== What the task asks ==
Leaving out all pictures, reproduce the entries below exactly, from the first line through the line that contains "const usGap = [19,19,20,19,19,17,26];".

┄┄┄┄┄┄┄┄┄┄

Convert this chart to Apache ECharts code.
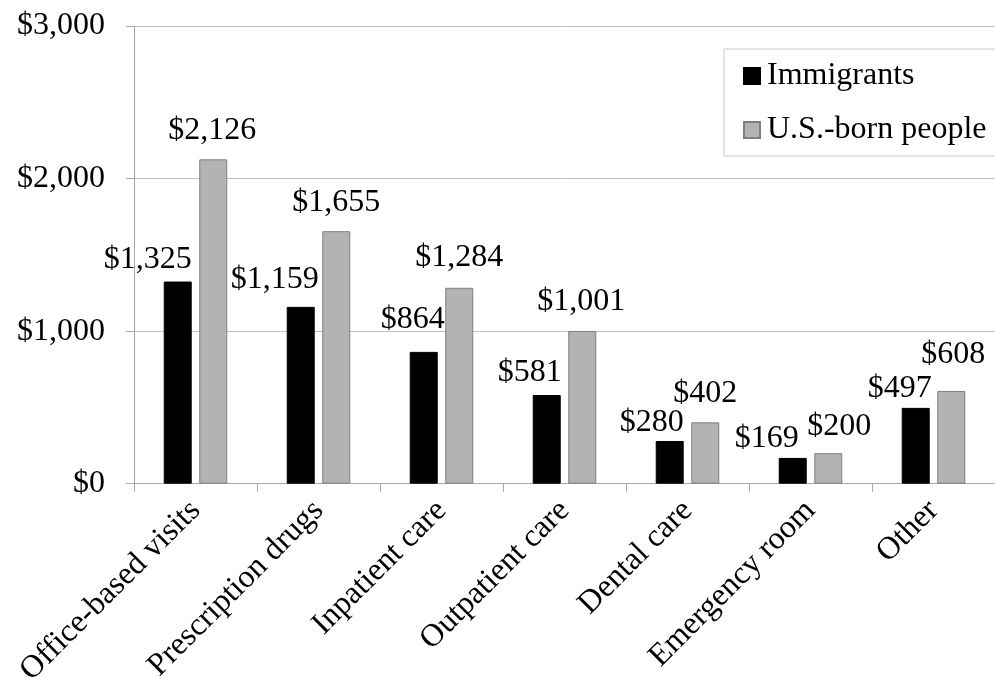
<!DOCTYPE html>
<html><head><meta charset="utf-8">
<script src="https://cdn.jsdelivr.net/npm/echarts@6/dist/echarts.min.js"></script>
<style>html,body{margin:0;padding:0;background:#fff}#c{width:995px;height:689px}</style>
</head><body><div id="c"></div>
<script>
const categories = ['Office-based visits','Prescription drugs','Inpatient care','Outpatient care','Dental care','Emergency room','Other'];
const immigrants = [1325,1159,864,581,280,169,497];
const usBorn = [2126,1655,1284,1001,402,200,608];
const yTicks = [0,1000,2000,3000];

// label placement (layout only): horizontal shift and gap above bar
const immShiftX = [-30,-26,-11,-17,-18,-26,-16];
const immGap = [12,17,22,12,8,9,9];
const usShiftX = [-1,0,0,-1,0,11,2];
const usGap = [19,19,20,19,19,17,26];

const fmt = v => '$' + v.toLocaleString('en-US');
const font = 'Liberation Serif, Times New Roman, serif';
const lblBase = {show:true,position:'top',formatter:p=>fmt(p.value),fontSize:32,color:'#000',fontFamily:font};
const mk = (vals, sx, g) => vals.map((v,i)=>({value:v,label:Object.assign({},lblBase,{distance:g[i]-6,offset:[sx[i],0]})}));

const chart = echarts.init(document.getElementById('c'));
chart.setOption({
  animation:false,
  textStyle:{fontFamily:font},
  grid:{left:134,right:0,top:26,bottom:205,containLabel:false},
  legend:{
    orient:'vertical',left:724,top:49,
    data:['Immigrants','U.S.-born people'],
    borderColor:'#c8c8c8',borderWidth:1,
    padding:[9,14,8,19],itemGap:18,
    itemWidth:16,itemHeight:16,
    icon:'rect',
    textStyle:{fontFamily:font,fontSize:32,lineHeight:36,color:'#000',padding:[0,0,0,2]}
  },
  xAxis:{
    type:'category',data:categories,
    axisLine:{lineStyle:{color:'#a6a6a6'}},
    axisTick:{show:true,length:8,lineStyle:{color:'#a6a6a6'}},
    axisLabel:{rotate:45,fontSize:32,color:'#000',fontFamily:font,margin:22,interval:0}
  },
  yAxis:{
    type:'value',min:yTicks[0],max:yTicks[yTicks.length-1],interval:1000,
    axisLine:{show:true,lineStyle:{color:'#a6a6a6'}},
    axisTick:{show:true,length:8,lineStyle:{color:'#a6a6a6'}},
    splitLine:{lineStyle:{color:'#c0c0c0'}},
    axisLabel:{formatter:fmt,fontSize:32,color:'#000',fontFamily:font,margin:29}
  },
  series:[
    {name:'Immigrants',type:'bar',data:mk(immigrants,immShiftX,immGap),barWidth:28,barGap:'27%',
     itemStyle:{color:'#000',borderColor:'#000',borderWidth:1},label:lblBase},
    {name:'U.S.-born people',type:'bar',data:mk(usBorn,usShiftX,usGap),barWidth:28,
     itemStyle:{color:'#b3b3b3',borderColor:'#7f7f7f',borderWidth:1},label:lblBase}
  ]
});
</script></body></html>
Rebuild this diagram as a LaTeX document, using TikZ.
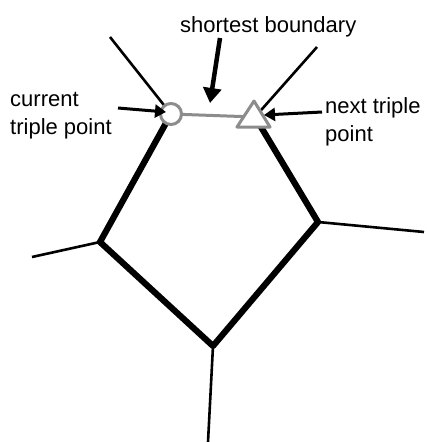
\documentclass[tikz,border=0pt]{standalone}
\usepackage{fontspec}
\setmainfont{Liberation Sans}
\usetikzlibrary{arrows.meta}
\begin{document}
\begin{tikzpicture}[x=1pt,y=-1pt,
  thinedge/.style={line width=2.6pt},
  thickedge/.style={line width=6.2pt,line join=round},
  grayline/.style={draw=black!45,line width=3pt},
  bigarrow/.style={line width=4.5pt,-{Triangle[width=18pt,length=15pt]}},
  smallarrow/.style={line width=3pt,-{Triangle[width=13pt,length=11pt]}},
  lbl/.style={font=\fontsize{22}{28}\selectfont,inner sep=0pt,align=left}]
\path[fill=white,use as bounding box] (0,0) rectangle (426,442);
% triple points
\coordinate (C) at (171,114);
\coordinate (N) at (255,117);
\coordinate (L) at (100,242);
\coordinate (R) at (318,222);
\coordinate (B) at (213,346);
% free ends
\coordinate (cUL) at (110,37);
\coordinate (nUR) at (317,47);
\coordinate (lW) at (32,257);
\coordinate (rE) at (424,232);
\coordinate (bS) at (208,442);
% thin boundaries
\draw[thinedge] (cUL) -- (C);
\draw[thinedge] (nUR) -- (N);
\draw[thinedge] (L) -- (lW);
\draw[thinedge] (R) -- (rE);
\draw[thinedge] (B) -- (bS);
% thick polygon
\draw[thickedge] (C) -- (L) -- (B) -- (R) -- (N);
% shortest boundary
\draw[grayline] (C) -- (N);
\node[circle,draw=black!45,line width=3pt,fill=white,minimum size=21pt,inner sep=0pt] (cp) at (C) {};
\draw[grayline,fill=white,line join=round] (254,101) -- (237,127) -- (270,127) -- cycle;
\node[inner sep=0pt] (np) at (N) {};
% labels
\node[lbl,anchor=base west] (tsb) at (180,32) {shortest boundary};
\node[lbl,anchor=base west] (tcur) at (10,134) {current\\triple point};
\node[lbl,anchor=base west] (tnext) at (325,141) {next triple\\point};
% arrows
\coordinate (a1s) at (220,38);
\coordinate (a1e) at (210,103);
\draw[bigarrow] (a1s) -- (a1e);
\coordinate (a2s) at (118,108);
\coordinate (a2e) at (166,112);
\draw[smallarrow] (a2s) -- (a2e);
\coordinate (a3s) at (322,112);
\coordinate (a3e) at (264,115);
\draw[smallarrow] (a3s) -- (a3e);
\end{tikzpicture}
\end{document}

┄┄┄┄┄┄┄┄┄┄

== Solution below ==
Convert this chart to Apache ECharts code.
<!DOCTYPE html>
<html><head><meta charset="utf-8">
<script src="https://cdn.jsdelivr.net/npm/echarts@6/dist/echarts.min.js"></script>
<style>html,body{margin:0;padding:0;background:#fff}#c{width:995px;height:689px}</style>
</head><body><div id="c"></div>
<script>
const categories = ['Office-based visits','Prescription drugs','Inpatient care','Outpatient care','Dental care','Emergency room','Other'];
const immigrants = [1325,1159,864,581,280,169,497];
const usBorn = [2126,1655,1284,1001,402,200,608];
const yTicks = [0,1000,2000,3000];

// label placement (layout only): horizontal shift and gap above bar
const immShiftX = [-30,-26,-11,-17,-18,-26,-16];
const immGap = [12,17,22,12,8,9,9];
const usShiftX = [-1,0,0,-1,0,11,2];
const usGap = [19,19,20,19,19,17,26];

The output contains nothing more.